-- start of Data entries --
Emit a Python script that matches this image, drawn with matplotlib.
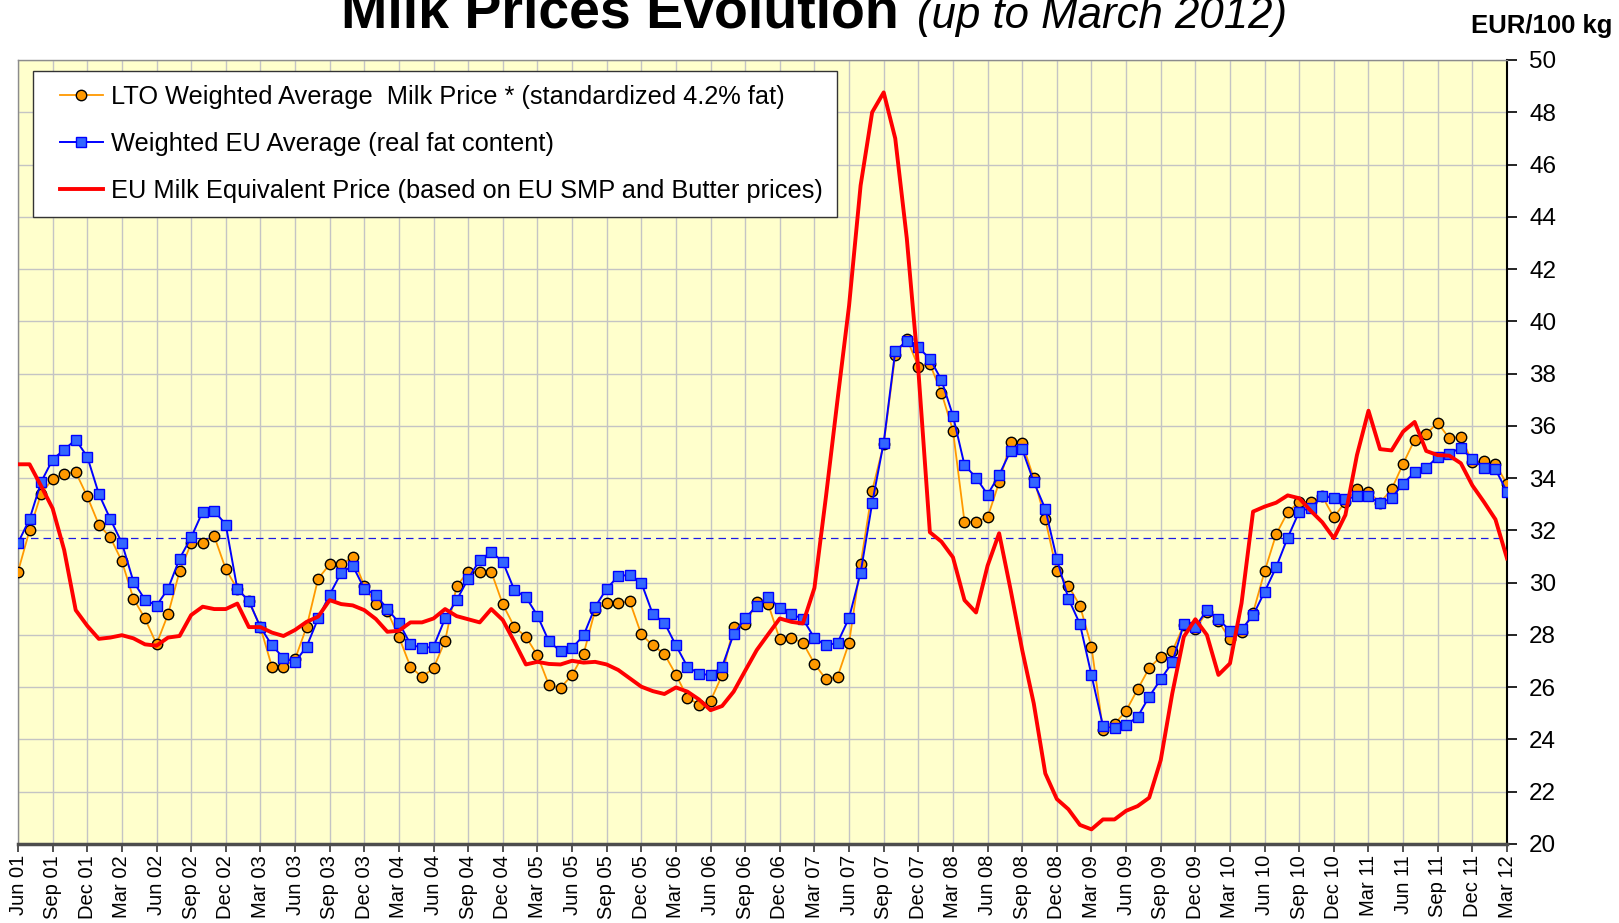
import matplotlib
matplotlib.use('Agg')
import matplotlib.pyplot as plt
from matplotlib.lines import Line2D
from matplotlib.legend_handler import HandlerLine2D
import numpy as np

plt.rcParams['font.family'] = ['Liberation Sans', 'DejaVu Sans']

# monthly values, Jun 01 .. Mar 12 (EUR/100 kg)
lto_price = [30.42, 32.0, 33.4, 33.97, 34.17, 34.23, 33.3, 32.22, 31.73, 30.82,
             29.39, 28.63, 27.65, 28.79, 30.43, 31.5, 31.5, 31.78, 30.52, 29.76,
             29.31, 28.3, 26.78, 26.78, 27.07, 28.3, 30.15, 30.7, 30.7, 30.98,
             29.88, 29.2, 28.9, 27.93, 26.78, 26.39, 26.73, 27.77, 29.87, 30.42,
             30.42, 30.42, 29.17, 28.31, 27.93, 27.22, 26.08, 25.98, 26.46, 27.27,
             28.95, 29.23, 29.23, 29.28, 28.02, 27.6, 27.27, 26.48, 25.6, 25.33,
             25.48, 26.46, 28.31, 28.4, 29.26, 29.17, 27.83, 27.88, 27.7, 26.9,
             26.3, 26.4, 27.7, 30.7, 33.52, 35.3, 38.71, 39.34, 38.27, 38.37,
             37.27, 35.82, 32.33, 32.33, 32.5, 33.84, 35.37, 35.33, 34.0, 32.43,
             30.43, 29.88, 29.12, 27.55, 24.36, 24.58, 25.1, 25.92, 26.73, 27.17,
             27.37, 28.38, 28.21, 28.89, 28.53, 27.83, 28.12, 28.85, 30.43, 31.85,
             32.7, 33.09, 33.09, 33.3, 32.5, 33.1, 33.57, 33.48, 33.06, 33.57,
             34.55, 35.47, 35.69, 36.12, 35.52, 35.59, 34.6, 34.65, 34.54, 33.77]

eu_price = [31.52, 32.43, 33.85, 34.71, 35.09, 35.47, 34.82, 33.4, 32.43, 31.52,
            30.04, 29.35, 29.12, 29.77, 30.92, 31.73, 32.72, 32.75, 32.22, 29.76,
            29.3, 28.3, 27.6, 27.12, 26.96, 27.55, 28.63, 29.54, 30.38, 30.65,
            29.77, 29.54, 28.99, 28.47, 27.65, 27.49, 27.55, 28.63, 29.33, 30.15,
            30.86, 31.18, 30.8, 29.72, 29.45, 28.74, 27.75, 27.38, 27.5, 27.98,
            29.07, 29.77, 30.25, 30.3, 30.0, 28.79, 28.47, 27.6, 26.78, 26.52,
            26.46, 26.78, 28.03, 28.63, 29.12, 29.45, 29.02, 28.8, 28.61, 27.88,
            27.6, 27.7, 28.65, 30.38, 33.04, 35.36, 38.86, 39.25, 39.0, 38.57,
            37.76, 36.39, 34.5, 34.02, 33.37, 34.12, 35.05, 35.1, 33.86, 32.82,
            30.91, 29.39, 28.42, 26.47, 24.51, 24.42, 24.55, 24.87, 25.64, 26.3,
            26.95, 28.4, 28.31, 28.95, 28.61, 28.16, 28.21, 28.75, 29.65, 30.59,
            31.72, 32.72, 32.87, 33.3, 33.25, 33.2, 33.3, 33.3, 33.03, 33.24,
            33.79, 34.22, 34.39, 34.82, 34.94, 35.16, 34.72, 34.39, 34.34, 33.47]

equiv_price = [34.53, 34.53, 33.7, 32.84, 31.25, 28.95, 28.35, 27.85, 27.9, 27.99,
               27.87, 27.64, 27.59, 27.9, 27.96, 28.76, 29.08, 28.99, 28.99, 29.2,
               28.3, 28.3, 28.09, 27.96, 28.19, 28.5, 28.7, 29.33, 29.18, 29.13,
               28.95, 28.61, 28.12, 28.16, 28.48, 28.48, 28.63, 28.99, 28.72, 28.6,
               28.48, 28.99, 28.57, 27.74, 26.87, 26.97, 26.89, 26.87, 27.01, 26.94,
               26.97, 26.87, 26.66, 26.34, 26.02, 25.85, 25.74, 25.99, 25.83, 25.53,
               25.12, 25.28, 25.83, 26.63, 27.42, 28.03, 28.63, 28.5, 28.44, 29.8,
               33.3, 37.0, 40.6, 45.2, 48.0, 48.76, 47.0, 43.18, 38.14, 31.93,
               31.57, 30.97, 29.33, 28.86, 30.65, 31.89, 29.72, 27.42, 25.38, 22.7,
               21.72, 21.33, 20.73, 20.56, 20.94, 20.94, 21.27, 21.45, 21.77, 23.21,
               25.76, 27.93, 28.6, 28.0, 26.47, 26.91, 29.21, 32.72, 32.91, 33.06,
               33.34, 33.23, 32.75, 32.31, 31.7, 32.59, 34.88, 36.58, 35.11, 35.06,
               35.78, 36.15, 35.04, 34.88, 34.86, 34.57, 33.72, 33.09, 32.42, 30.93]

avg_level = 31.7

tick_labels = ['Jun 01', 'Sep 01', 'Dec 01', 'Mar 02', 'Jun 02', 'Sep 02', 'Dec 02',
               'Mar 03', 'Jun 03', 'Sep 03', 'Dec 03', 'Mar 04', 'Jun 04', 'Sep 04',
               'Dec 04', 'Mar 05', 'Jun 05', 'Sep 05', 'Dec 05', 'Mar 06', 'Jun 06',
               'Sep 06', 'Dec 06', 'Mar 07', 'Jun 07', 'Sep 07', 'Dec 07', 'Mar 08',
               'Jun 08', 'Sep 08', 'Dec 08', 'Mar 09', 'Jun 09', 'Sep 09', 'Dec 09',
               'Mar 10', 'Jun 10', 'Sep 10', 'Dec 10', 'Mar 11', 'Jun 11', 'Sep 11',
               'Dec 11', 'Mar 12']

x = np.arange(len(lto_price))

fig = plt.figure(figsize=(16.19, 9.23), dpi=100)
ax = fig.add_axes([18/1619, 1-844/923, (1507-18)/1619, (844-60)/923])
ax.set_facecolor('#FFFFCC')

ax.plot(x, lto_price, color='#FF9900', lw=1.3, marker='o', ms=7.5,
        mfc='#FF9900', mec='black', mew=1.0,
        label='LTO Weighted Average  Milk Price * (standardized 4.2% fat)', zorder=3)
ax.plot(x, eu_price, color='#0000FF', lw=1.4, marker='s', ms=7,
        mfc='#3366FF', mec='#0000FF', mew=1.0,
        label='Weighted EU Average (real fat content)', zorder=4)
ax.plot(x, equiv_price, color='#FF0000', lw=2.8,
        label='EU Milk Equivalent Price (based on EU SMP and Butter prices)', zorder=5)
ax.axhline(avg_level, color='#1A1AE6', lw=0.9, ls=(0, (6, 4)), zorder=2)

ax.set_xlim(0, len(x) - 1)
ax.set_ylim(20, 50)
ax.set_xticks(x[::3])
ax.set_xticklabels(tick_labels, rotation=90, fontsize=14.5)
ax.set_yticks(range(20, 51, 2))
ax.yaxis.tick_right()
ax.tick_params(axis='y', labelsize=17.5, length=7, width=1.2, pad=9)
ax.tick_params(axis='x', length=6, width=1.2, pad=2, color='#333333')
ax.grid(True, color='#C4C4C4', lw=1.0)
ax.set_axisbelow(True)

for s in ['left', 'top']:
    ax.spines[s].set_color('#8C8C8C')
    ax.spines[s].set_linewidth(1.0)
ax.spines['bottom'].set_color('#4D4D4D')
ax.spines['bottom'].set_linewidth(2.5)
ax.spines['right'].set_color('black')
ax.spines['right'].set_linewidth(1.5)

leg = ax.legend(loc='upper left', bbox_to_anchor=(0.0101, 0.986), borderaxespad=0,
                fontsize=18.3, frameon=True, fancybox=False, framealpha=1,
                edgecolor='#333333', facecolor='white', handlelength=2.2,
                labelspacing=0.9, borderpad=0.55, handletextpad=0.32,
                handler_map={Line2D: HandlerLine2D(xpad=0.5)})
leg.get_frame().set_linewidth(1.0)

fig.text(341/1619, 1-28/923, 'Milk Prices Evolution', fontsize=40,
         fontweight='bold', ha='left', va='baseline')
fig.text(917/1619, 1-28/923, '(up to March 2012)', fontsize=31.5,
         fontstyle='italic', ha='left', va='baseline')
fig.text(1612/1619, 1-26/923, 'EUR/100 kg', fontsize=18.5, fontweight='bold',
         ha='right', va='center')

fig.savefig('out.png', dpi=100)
-- end of Data entries --
-- start of Data entries --
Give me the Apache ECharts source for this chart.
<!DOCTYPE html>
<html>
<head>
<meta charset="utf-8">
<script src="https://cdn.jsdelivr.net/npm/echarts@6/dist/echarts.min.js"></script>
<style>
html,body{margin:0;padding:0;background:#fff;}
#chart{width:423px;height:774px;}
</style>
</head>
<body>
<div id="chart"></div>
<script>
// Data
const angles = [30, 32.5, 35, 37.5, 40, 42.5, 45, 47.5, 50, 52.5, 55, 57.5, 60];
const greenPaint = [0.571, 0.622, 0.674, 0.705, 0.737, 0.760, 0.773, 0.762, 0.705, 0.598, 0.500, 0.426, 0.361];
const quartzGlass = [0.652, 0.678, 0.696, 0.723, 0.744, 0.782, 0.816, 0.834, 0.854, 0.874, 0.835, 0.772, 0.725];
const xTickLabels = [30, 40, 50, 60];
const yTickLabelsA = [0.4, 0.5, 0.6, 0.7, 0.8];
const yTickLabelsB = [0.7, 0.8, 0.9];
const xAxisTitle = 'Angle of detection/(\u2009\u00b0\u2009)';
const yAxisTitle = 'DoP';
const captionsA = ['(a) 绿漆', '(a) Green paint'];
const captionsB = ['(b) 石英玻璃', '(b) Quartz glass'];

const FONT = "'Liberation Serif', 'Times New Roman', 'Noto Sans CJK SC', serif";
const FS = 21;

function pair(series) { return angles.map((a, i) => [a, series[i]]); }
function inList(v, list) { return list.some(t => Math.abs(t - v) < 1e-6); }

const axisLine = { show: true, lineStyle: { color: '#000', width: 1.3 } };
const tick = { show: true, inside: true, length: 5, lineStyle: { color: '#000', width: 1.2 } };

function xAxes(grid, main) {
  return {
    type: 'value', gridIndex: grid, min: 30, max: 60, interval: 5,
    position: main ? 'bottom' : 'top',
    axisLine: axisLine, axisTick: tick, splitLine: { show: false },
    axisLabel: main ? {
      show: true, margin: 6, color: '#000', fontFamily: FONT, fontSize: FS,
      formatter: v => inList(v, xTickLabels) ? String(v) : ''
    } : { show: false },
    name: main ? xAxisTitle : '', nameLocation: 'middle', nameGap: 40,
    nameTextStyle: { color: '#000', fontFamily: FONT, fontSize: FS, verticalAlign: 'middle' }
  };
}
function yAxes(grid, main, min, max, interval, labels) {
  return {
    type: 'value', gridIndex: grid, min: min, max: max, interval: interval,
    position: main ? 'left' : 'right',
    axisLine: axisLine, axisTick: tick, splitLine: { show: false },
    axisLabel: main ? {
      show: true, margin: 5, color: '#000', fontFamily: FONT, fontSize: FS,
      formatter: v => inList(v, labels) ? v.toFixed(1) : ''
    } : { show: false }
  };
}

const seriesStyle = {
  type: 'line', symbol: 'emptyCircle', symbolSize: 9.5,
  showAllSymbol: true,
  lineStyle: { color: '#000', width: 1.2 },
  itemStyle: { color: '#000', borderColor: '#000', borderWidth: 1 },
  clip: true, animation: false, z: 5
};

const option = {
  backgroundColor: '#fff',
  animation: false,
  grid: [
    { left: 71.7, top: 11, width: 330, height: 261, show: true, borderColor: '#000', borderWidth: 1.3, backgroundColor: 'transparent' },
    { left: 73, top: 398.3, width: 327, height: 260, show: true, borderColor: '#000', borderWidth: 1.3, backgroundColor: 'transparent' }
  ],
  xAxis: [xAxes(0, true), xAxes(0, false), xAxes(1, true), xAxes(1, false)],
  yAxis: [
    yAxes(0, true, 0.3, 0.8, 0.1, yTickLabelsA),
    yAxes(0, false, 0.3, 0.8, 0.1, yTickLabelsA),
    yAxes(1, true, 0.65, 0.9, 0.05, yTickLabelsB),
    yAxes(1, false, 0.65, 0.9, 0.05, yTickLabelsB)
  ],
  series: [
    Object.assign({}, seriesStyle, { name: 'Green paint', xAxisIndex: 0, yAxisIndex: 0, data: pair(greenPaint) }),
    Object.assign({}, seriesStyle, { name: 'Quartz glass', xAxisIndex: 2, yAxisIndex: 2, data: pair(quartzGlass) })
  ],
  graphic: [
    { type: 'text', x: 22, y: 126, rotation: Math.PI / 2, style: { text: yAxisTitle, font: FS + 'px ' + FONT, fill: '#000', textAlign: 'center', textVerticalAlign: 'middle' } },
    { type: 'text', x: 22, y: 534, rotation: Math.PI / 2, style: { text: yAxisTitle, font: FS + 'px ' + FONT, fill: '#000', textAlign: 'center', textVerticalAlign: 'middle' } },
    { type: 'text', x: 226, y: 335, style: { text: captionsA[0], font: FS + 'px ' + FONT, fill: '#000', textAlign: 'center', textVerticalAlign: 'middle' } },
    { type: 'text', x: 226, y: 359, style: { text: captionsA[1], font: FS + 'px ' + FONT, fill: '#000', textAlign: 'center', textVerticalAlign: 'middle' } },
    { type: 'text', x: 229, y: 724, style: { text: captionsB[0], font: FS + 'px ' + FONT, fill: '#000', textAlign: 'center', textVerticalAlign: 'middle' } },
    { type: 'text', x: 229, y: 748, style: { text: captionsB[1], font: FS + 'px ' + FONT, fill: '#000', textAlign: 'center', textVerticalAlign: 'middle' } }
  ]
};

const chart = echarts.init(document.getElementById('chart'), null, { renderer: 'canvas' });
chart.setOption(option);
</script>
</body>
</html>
-- end of Data entries --
Write out, exactly and with nothing added, everything from the line with "Emit a Python" down to the line with "plt.rcParams['font.family'] = ['Liberation", both included. Drop any pictures.

Emit a Python script that matches this image, drawn with matplotlib.
import matplotlib
matplotlib.use('Agg')
import matplotlib.pyplot as plt
from matplotlib.lines import Line2D
from matplotlib.legend_handler import HandlerLine2D
import numpy as np

plt.rcParams['font.family'] = ['Liberation Sans', 'DejaVu Sans']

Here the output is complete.